There being no such words, the court held: ‘It is not necessary to resort to strict construction, however, to reach the conclusion that the forfeiture here provided for can be brought about only by the joint action of all of the lessors.’ (P. 6, 167 P. p. 371.) In other words, the absence of one of the lessors as a party prevented the court ‘from rendering any effective judgment between the parties.’ (Code Civ.Proc. s 389.)

The court further justified its holding, by pointing out that the fact that the lease covered the entire tract ‘was one of the inducing causes for the acceptance of the lease by the lessees.’ (P. 6, 167 P. p. 371.)

Petroleum Midway, supra, 205 Cal. 733, 272 P. 740, illustrates the application of the exception provided for by the final sentence of section 1431, pointing out that, in a written extension of the original lease, it was provided that: ‘Each well shall be drilled wholly on one lot, and the owner of that lot shall be the only participant in the royalty from such well.’ (P. 741, 272 P. 743.)

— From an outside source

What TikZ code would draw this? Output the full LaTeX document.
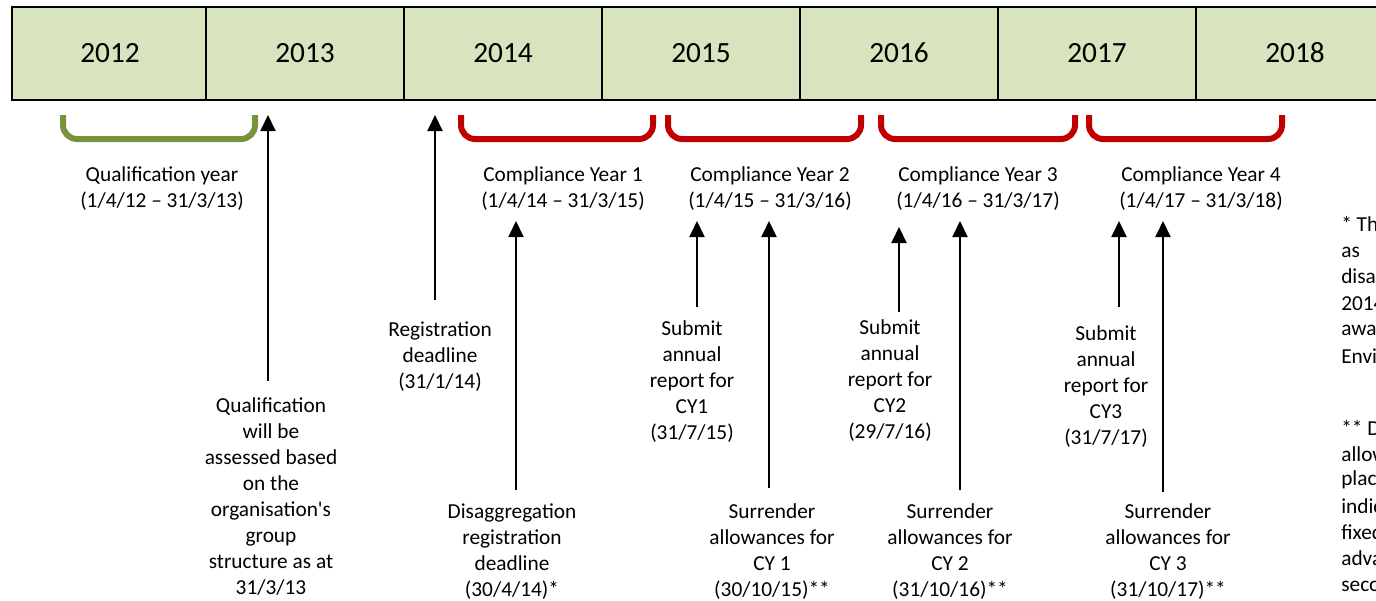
\documentclass[tikz,border=0pt]{standalone}
\usepackage{fontspec}
\setmainfont{Carlito}
\usetikzlibrary{arrows.meta}
\definecolor{barfill}{HTML}{D7E4BD}
\definecolor{qgreen}{HTML}{77933C}
\definecolor{cyred}{HTML}{C00000}
\newcommand{\straightq}{{\XeTeXglyph\XeTeXcharglyph"27\relax}}
\begin{document}
\begin{tikzpicture}[x=0.75pt,y=-0.75pt,
  lbl/.style={align=center, inner sep=0pt, font=\fontsize{16}{19.5}\selectfont},
  note/.style={anchor=west, inner sep=0pt, font=\fontsize{16}{19.5}\selectfont},
  yr/.style={inner sep=0pt, font=\fontsize{22}{26}\selectfont},
  arr/.style={line width=1.5pt, -{Triangle[width=11.25pt,length=12pt]}},
  brk/.style={line width=4.5pt, rounded corners=10.5pt},
]
\useasboundingbox (0,0) rectangle (1376,600);
\clip (0,0) rectangle (1376,600);
\fill[white] (0,0) rectangle (1376,600);
% timeline bar
\draw[line width=1.5pt, fill=barfill] (12,7) rectangle (1420,100);
\foreach \x in {206,404,602,800,998,1196} \draw[line width=1.5pt] (\x,7) -- (\x,100);
\node[yr] (y2012) at (110,53) {2012};
\node[yr] (y2013) at (305,53) {2013};
\node[yr] (y2014) at (503,53) {2014};
\node[yr] (y2015) at (701,53) {2015};
\node[yr] (y2016) at (899,53) {2016};
\node[yr] (y2017) at (1097,53) {2017};
\node[yr] (y2018) at (1295,53) {2018};
% brackets
\draw[brk, qgreen] (63,115) -- (63,139) -- (255,139) -- (255,115);
\draw[brk, cyred] (461,115) -- (461,139) -- (653,139) -- (653,115);
\draw[brk, cyred] (668,115) -- (668,139) -- (861,139) -- (861,115);
\draw[brk, cyred] (881,115) -- (881,139) -- (1075,139) -- (1075,115);
\draw[brk, cyred] (1089,115) -- (1089,139) -- (1282,139) -- (1282,115);
% period labels
\node[lbl] (qy) at (162,189) {Qualification year\\(1/4/12 -- 31/3/13)};
\node[lbl] (cy1) at (563,189) {Compliance Year 1\\(1/4/14 -- 31/3/15)};
\node[lbl] (cy2) at (770,189) {Compliance Year 2\\(1/4/15 -- 31/3/16)};
\node[lbl] (cy3) at (978,189) {Compliance Year 3\\(1/4/16 -- 31/3/17)};
\node[lbl] (cy4) at (1201,189) {Compliance Year 4\\(1/4/17 -- 31/3/18)};
% event labels
\node[lbl] (qual) at (271,497) {Qualification\\will be\\assessed based\\on the\\organisation\straightq s\\group\\structure as at\\31/3/13};
\node[lbl] (reg) at (440,357) {Registration\\deadline\\(31/1/14)};
\node[lbl] (dis) at (512,552) {Disaggregation\\registration\\deadline\\(30/4/14)*};
\node[lbl] (sub1) at (692,382) {Submit\\annual\\report for\\CY1\\(31/7/15)};
\node[lbl] (sur1) at (772,552) {Surrender\\allowances for\\CY 1\\(30/10/15)**};
\node[lbl] (sub2) at (890,381) {Submit\\annual\\report for\\CY2\\(29/7/16)};
\node[lbl] (sur2) at (950,552) {Surrender\\allowances for\\CY 2\\(31/10/16)**};
\node[lbl] (sub3) at (1106,387) {Submit\\annual\\report for\\CY3\\(31/7/17)};
\node[lbl] (sur3) at (1168,552) {Surrender\\allowances for\\CY 3\\(31/10/17)**};
% arrows
\coordinate (a1s) at (268,381); \coordinate (a1e) at (268,115);
\coordinate (a2s) at (435,300); \coordinate (a2e) at (435,115);
\coordinate (a3s) at (516,490); \coordinate (a3e) at (516,221);
\coordinate (a4s) at (697,307); \coordinate (a4e) at (697,221);
\coordinate (a5s) at (769,488); \coordinate (a5e) at (769,221);
\coordinate (a6s) at (899,312); \coordinate (a6e) at (899,227);
\coordinate (a7s) at (960,490); \coordinate (a7e) at (960,221);
\coordinate (a8s) at (1119,307); \coordinate (a8e) at (1119,221);
\coordinate (a9s) at (1163,492); \coordinate (a9e) at (1163,221);
\foreach \i in {1,...,9} \draw[arr] (a\i s) -- (a\i e);
% footnotes (clipped at right edge, as in the reference)
\node[note] (n1) at (1341,226) {* The Environment Agency};
\node[note] (n2) at (1341,252) {as\hspace{40pt}a};
\node[note] (n3) at (1341,278) {disaggregated};
\node[note] (n4) at (1341,304) {2014};
\node[note] (n5) at (1341,330) {awaiting};
\node[note] (n6) at (1341,356) {Environment};
\node[note] (m1) at (1341,428) {** Deadline};
\node[note] (m2) at (1341,454) {allowances};
\node[note] (m3) at (1341,480) {placed};
\node[note] (m4) at (1341,506) {indicative};
\node[note] (m5) at (1341,532) {fixed};
\node[note] (m6) at (1341,558) {advance};
\node[note] (m7) at (1341,584) {second};
\end{tikzpicture}
\end{document}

For the reasons stated above, we have concluded that the instant lease is not severable and cannot be canceled piecemeal, at least on the present record. We have further concluded as an independent ground of decision, that Nellie M. Crawford and Ivan H. Crawford are indispensable parties within the meaning of Code of Civil Procedure section 389. This necessitates a reversal of the judgment. (Bowles v. Superior Court, 44 Cal.2d 574, 283 P.2d 704; Beyerbach v. Juno Oil Co., 42 Cal.2d 11, 265 P.2d 1.)

As stated in Irwin v. City of Manhattan Beach, 227 Cal.App.2d 634, 637, 38 Cal.Rptr. 875, 877: ‘The court is without authority to render a judgment which would materially affect the rights of absent, known, indispensable parties.’

The judgment is reversed and the court is directed to take such further proceedings, including those provided for in section 389 of the Code of Civil Procedure, as may be proper.

ORDER

Counsel for respondents has filed a notice of motion for an order vacating submission of cause, for leave to produce additional evidence and for adoption of findings of fact on appeal, which they have noticed for hearing on March 11, 1968, a date on which we would have no jurisdiction to grant the relief sought unless we were to grant a rehearing. Inasmuch as we are not granting a rehearing we have considered the motion on its merits and it is denied. The motion is ordered off the calendar of March 11, 1968.

The petition for rehearing is denied.

FOOTNOTES

1.  The only royalties paid were for the year 1960, totaling $128.97, and were allocated by defendant according to the ranch from which the ore was extracted. However, plaintiffs do not contend that this has any particular significance with respect to the interpretation of the lease. As stated in Jameson v. Chanslor-Canfield M. Oil Co., 176 Cal. 1, 7—8, 167 P. 369, 371: ‘We perceive no force in the argument that the conduct of the parties subsequent to the execution of the lease gives evidence of their understanding that the right in question was several and not joint. It may have happened frequently in the dealings between the parties that one of the lessors has acted for all, either by express authority or by acquiescence and consent. Such conduct has little significance in the interpretation of a contract.’

AGEE, Associate Justice.

SHOEMAKER, P.J., and TAYLOR, J., concur.